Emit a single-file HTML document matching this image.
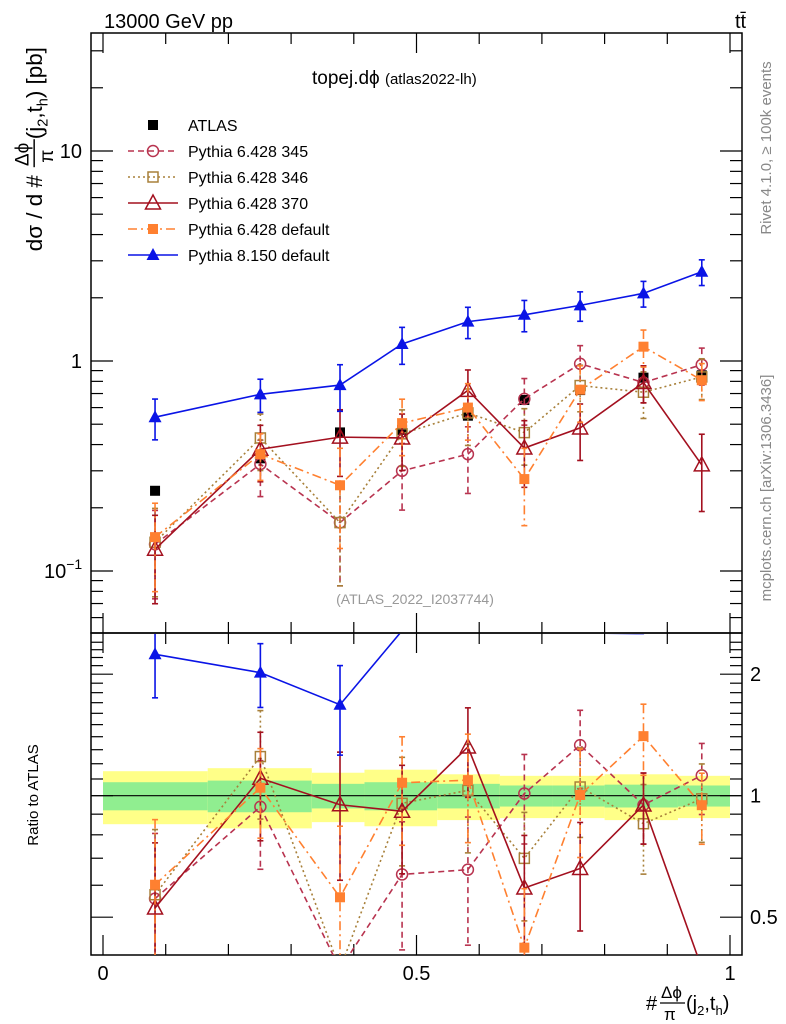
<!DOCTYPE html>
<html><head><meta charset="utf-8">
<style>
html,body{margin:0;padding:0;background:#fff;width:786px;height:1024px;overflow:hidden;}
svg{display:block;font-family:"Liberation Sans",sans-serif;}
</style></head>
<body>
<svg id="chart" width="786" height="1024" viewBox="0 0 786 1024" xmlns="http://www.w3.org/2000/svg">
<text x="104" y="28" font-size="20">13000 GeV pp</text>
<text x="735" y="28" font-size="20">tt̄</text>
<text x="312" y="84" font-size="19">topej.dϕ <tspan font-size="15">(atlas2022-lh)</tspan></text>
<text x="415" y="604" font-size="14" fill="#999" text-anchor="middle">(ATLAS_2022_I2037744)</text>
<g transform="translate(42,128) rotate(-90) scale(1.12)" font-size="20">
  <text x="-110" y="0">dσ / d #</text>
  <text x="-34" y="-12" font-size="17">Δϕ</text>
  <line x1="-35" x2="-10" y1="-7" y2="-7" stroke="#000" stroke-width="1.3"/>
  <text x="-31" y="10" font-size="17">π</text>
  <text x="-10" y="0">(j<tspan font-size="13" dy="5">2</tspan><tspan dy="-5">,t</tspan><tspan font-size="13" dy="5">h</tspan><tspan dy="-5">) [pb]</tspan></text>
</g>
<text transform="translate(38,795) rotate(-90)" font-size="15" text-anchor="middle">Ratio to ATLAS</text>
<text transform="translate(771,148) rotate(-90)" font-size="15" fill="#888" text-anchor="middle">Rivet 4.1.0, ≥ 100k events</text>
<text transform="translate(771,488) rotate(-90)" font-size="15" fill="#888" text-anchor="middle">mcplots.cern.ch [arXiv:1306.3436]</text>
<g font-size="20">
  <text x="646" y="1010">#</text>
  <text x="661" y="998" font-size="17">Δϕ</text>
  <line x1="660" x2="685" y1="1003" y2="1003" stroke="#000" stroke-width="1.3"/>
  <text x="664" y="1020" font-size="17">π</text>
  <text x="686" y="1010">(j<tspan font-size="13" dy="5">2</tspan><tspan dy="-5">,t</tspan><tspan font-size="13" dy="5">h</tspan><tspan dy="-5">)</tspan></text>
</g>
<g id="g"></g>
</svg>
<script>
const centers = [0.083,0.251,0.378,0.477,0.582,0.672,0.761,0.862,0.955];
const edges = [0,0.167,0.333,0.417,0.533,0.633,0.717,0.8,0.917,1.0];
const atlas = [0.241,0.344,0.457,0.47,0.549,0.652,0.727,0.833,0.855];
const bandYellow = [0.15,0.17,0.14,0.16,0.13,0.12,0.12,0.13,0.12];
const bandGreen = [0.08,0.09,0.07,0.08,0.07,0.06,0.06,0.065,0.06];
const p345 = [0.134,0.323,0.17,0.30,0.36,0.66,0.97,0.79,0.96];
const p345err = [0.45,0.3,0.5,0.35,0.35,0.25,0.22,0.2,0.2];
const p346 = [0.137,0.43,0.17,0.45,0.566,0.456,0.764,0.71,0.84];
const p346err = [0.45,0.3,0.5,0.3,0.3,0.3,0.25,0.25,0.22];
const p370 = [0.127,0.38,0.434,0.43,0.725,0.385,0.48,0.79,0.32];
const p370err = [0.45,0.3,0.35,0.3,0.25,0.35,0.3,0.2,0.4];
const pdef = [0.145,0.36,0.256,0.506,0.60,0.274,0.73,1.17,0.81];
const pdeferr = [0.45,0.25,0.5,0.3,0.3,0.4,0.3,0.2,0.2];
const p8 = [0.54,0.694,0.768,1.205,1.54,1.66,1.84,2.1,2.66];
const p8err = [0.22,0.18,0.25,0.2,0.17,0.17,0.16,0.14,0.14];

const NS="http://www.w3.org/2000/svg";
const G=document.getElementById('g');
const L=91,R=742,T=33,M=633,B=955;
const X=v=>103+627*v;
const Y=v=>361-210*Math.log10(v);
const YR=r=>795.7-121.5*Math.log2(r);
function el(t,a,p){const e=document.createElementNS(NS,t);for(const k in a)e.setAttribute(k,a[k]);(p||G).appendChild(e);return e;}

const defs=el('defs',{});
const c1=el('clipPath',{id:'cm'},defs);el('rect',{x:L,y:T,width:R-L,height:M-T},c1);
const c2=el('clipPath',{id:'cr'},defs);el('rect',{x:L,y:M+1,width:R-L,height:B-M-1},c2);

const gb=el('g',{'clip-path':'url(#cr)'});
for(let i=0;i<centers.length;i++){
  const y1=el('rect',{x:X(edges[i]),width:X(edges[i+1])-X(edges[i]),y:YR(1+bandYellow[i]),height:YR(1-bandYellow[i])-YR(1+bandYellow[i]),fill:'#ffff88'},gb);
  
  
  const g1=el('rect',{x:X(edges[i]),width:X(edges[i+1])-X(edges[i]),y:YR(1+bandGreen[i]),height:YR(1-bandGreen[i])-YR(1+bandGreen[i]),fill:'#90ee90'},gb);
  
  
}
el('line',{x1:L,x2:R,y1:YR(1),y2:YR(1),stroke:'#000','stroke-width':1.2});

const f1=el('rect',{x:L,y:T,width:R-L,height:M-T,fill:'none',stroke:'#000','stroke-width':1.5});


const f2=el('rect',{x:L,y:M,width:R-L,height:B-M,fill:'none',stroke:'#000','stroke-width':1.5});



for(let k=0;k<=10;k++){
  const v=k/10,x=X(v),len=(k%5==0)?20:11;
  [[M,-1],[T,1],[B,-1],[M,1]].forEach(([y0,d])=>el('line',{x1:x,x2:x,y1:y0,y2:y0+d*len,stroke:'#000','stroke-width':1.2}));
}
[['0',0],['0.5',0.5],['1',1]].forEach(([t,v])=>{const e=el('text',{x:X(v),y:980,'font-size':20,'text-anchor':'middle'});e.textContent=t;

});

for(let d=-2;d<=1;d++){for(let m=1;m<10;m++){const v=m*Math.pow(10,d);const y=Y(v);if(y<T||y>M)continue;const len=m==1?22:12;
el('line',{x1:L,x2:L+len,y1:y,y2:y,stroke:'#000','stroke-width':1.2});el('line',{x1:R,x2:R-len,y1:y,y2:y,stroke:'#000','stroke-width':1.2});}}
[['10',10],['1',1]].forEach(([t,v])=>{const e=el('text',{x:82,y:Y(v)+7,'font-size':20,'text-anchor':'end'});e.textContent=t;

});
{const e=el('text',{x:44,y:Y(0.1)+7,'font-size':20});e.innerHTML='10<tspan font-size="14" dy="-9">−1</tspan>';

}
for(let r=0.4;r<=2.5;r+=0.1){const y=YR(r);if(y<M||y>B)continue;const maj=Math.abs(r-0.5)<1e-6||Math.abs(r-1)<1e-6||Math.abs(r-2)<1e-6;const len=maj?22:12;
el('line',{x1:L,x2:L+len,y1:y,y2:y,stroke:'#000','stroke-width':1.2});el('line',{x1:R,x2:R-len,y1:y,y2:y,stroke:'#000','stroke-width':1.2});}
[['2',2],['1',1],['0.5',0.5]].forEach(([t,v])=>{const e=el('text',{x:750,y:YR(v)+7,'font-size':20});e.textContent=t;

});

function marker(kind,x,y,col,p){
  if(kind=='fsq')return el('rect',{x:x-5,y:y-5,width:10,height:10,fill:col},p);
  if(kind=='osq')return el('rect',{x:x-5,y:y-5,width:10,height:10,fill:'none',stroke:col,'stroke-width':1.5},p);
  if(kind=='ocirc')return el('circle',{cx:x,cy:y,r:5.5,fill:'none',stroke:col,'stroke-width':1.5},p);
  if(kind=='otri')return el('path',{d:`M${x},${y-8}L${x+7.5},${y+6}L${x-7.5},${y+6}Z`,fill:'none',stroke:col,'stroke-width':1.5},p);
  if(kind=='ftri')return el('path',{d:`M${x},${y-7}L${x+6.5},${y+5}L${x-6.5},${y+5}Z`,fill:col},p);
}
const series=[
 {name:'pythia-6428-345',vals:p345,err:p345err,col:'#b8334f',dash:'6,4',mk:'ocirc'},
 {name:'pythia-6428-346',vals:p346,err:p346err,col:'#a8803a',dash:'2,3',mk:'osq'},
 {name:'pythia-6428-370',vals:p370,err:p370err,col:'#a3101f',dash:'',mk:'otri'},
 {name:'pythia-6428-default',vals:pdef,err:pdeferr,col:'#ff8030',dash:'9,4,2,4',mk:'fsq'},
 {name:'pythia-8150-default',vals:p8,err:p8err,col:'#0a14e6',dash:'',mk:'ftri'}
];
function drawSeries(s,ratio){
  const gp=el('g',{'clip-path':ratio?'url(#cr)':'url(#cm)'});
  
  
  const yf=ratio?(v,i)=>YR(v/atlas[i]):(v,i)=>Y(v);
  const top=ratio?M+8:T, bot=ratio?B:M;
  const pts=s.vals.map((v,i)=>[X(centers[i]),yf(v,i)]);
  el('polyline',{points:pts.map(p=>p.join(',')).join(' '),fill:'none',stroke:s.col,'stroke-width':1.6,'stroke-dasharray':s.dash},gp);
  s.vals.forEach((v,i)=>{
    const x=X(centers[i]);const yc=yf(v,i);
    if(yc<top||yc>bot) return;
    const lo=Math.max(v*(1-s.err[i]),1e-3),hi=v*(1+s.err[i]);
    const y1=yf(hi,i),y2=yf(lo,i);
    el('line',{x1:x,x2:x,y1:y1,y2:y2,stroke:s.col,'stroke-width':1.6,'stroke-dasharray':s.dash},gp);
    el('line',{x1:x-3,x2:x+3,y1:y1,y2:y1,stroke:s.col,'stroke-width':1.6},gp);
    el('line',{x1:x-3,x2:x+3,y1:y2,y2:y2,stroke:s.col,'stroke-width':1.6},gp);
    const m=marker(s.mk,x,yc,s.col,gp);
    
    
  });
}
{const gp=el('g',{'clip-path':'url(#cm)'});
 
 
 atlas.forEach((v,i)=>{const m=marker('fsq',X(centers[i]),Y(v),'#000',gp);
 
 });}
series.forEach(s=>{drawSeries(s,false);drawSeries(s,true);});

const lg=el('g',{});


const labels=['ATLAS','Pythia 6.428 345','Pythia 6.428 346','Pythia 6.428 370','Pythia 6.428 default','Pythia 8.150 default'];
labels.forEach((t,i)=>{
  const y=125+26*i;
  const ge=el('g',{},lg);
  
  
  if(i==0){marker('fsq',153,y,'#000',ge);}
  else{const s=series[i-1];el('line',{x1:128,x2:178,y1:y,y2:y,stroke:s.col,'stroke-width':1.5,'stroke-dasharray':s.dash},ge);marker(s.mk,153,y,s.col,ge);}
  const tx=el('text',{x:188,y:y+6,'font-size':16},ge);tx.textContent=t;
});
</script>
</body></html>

● ● ● ● ● ● ●

### [What is needed]
Count the lines above that contain the word "document". Give only the number.

### [Output of the exercise]
3